Letters 2024

 

Letter 76

 

14 Feb 2024 (Czech mountains}

Dear D,

I used to send you a Valentine’s card, always praying you would receive it, which over time seemed less and less likely; in my dreams that I could hand you the card in person, give you a hug and have a friendly chat with you. This, of course never happened.   Years have come and gone and I am now in the cottage in the mountains, where you used to come with me all those years ago, for the week of mid-term break from your school between Christmas and Easter.  You went skiing on the nursery slopes during the last two years we were together.  But the following year, you didn’t want to come and one of your first cousins accompanied me.  St Valentine’s Day also fell in that week that year and I had arranged for flowers to be delivered to your mum & you, to wish you love.  I knew your mum & I were going through a shaky patch, which I hoped a week away would help to clear, but I had no idea what was about to happen that was to bring about our separation.  I have not seen or heard from you in the intervening fifteen years. I can only pray that you are progressing successfully through your life.  It feels as if you are further away from me than ever, but I am ever hopeful of making contact with you again.  I always think of you with love and pray that some day it will happen with your blessing.
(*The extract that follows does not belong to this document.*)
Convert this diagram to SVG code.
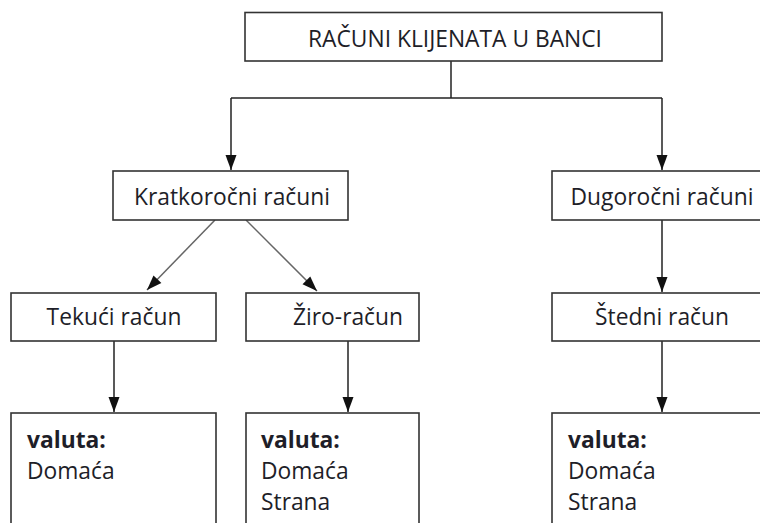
<svg xmlns="http://www.w3.org/2000/svg" width="760" height="523" viewBox="0 0 760 523">
<defs>
<marker id="arr" markerUnits="userSpaceOnUse" markerWidth="20" markerHeight="16" viewBox="-16 -8 18 16" refX="0" refY="0" orient="auto">
<path d="M-15,-5.5 L0,0 L-15,5.5 Z" fill="#111"/>
</marker>
<style>
.box{fill:#fff;stroke:#333;stroke-width:1.6}
.t{font-family:"Open Sans","Noto Sans","DejaVu Sans",sans-serif;font-size:22.8px;fill:#1e1e28}
.c{text-anchor:middle}
.b{font-weight:bold}
.ln{fill:none;stroke:#222;stroke-width:1.5}
.dg{fill:none;stroke:#666;stroke-width:1.5}
</style>
</defs>
<rect width="760" height="523" fill="#fff"/>
<g id="connectors">
<polyline class="ln" points="451,61 451,98"/>
<polyline class="ln" points="231,98 662,98"/>
<polyline class="ln" points="231,98 231,170" marker-end="url(#arr)"/>
<polyline class="ln" points="662,98 662,170" marker-end="url(#arr)"/>
<line class="dg" x1="215" y1="220" x2="147" y2="290" marker-end="url(#arr)"/>
<line class="dg" x1="246" y1="220" x2="317" y2="291" marker-end="url(#arr)"/>
<line class="ln" x1="662" y1="220" x2="662" y2="292" marker-end="url(#arr)"/>
<line class="ln" x1="114" y1="341" x2="114" y2="412" marker-end="url(#arr)"/>
<line class="ln" x1="348" y1="341" x2="348" y2="412" marker-end="url(#arr)"/>
<line class="ln" x1="662" y1="341" x2="662" y2="412" marker-end="url(#arr)"/>
</g>
<g id="root">
<rect class="box" x="245" y="12.5" width="417" height="48.5"/>
<text class="t c" x="455" y="47">RAČUNI KLIJENATA U BANCI</text>
</g>
<g id="kratkorocni">
<rect class="box" x="113" y="171" width="235" height="49"/>
<text class="t c" x="232" y="205">Kratkoročni računi</text>
</g>
<g id="dugorocni">
<rect class="box" x="552" y="171" width="220" height="49"/>
<text class="t c" x="662" y="205">Dugoročni računi</text>
</g>
<g id="tekuci">
<rect class="box" x="11" y="293" width="205" height="48"/>
<text class="t c" x="114" y="325">Tekući račun</text>
</g>
<g id="ziro">
<rect class="box" x="246" y="293" width="173" height="48"/>
<text class="t c" x="348" y="325">Žiro-račun</text>
</g>
<g id="stedni">
<rect class="box" x="552" y="293" width="220" height="48"/>
<text class="t c" x="662" y="325">Štedni račun</text>
</g>
<g id="valuta-tekuci">
<rect class="box" x="11" y="413" width="205" height="120"/>
<text class="t b" x="27" y="448">valuta:</text>
<text class="t" x="27" y="479">Domaća</text>
</g>
<g id="valuta-ziro">
<rect class="box" x="246" y="413" width="173" height="120"/>
<text class="t b" x="261" y="448">valuta:</text>
<text class="t" x="261" y="479">Domaća</text>
<text class="t" x="261" y="510">Strana</text>
</g>
<g id="valuta-stedni">
<rect class="box" x="552" y="413" width="220" height="120"/>
<text class="t b" x="568" y="448">valuta:</text>
<text class="t" x="568" y="479">Domaća</text>
<text class="t" x="568" y="510">Strana</text>
</g>
</svg>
I am here with one of your half sisters and her family.  It’s not been a good year for snow, with some rain and temperatures well above 0°, not conducive to good skiing.  With difficult snow conditions, I have decided not to try downhill this year and there are few options for cross country skiing.  So, I am at the cottage looking after things, while the others are off skiing.  It’s very relaxing in this beautiful place, without WiFi, newspapers and TV news to disturb my thoughts, to do things I wouldn’t get around to at home.  I have some books, to keep me company. I started one, which is a hard copy, lent to me by my daughter, about how we process memories and how they can impact on our lives.  To balance it, I am also reading another book on my kindle, which is about modern understanding about love, and of course lovelessness.  They both, in different ways, bring you to mind, as I often think of you in quiet moments, particularly here in this place, with so many reminders of you.  I am only part way through both, so I can’t attempt to precis my thoughts, but some parts have resonated.  Do we retain accurate memories of childhood events, or do we enhance them, adapt them to suit our current ideas, or do we, particularly with difficult or unpleasant experiences, shut them off from our active memory bank.  Love, as a noun or verb, is not up for discussion and analysed in  modern life, with little understanding of the role it has to play or even the benefits it can provide in any relationship, overpowered by inward looking selfishnesss, 'because you're worth it', inevitably leading to lovelessness. The subject of lies is considered, how it’s more prevalent than ever nowadays with the breakdown of relationship and cancel culture.  I had better finish both books before giving any further thoughts, but both books touch on reasons why relationships in this day and age run into difficulties.  Where that leaves you and I is unclear.  Our failure to communicate is hugely regrettable, but it is impossible to put a finger on the reasons for it.  I might say that you deserted me, because you have concealed yourself from me, or you might say I have deserted you.  So, we are both right, or wrong.  But surely there is something that can be retrieved in our relationship, something I consider precious and will always view as desirable and attainable, for my, but much more so, for your benefit.

Writing letters to you like this, is my only lifeline to you.  In my previous letter I said I would continue to write to you, although I have at times wondered if I should continue.  I know I will now keep writing for as long as it will be my only possibility to make contact with you, fragile as it is.  I have put all previous seventy-five letters into a safe place for you to access if you ever decide you would like to do so.